In the second half of 2013, Gartner government analysts focused on distilling the fundamental components of a digital government initiative, in order to be able to shape our research and advice in ways that hit the most important issues that client face. The new government research agenda has just been published (see Agenda Overview for Government, 2014) and eight key issues, grouped in three distinct areas, that need to be addressed to successfully transform into a digital government organization.
- Service Delivery Innovation: How will governments use technology to support innovative services that produce better results for society?
- Open Government: How will governments create and sustain a digital ecosystem that citizens can trust and want to participate in?
- New Digital Business Models: What data-driven business models will emerge to meet the growing needs for adequate and sustainable public services?

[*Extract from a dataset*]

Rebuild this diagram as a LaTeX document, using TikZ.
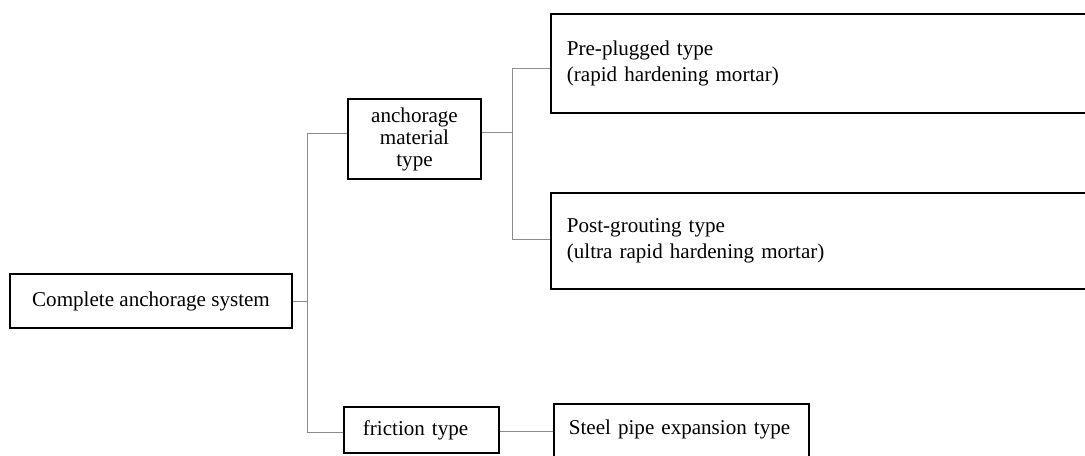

- Joint Governance: How will governance coordinate IT and service decisions across independent public and private organizations?
- Scalable Interoperability: How much interoperability is needed to support connected government services and at what cost?
- Workforce Innovation: How will the IT organization and role transform to support government workforce innovation?
- Adaptive Sourcing: How will government IT organizations expand their sourcing strategies to take advantage of competitive cloud-based and consumer-grade solutions?
- Sustainable Financing: How will government IT organizations obtain and manage the financial resources required to connect government and engage citizens?
This agenda is meant to both answer immediate questions about whether and how to deploy cloud solutions, how to deal with mobile service delivery, how to better leverage data, how to make shared services more successful, and so forth. But it also aims at looking beyond the obvious, at challenging the common wisdom, at warning our clients about jumping into the future without absorbing the lessons from the past. As usual, our research will reassure clients in certain areas and challenge them in others. We do not write research to please but to help.
I wholeheartedly hope that our effort will help the government community – both technology users and providers – find effective ways to advance the digital agenda, optimize the use of limited financial resources and skills, and set the pace for a transformation where digital becomes business as usual and second nature to government business leaders, IT executives and ultimately every single civil servant.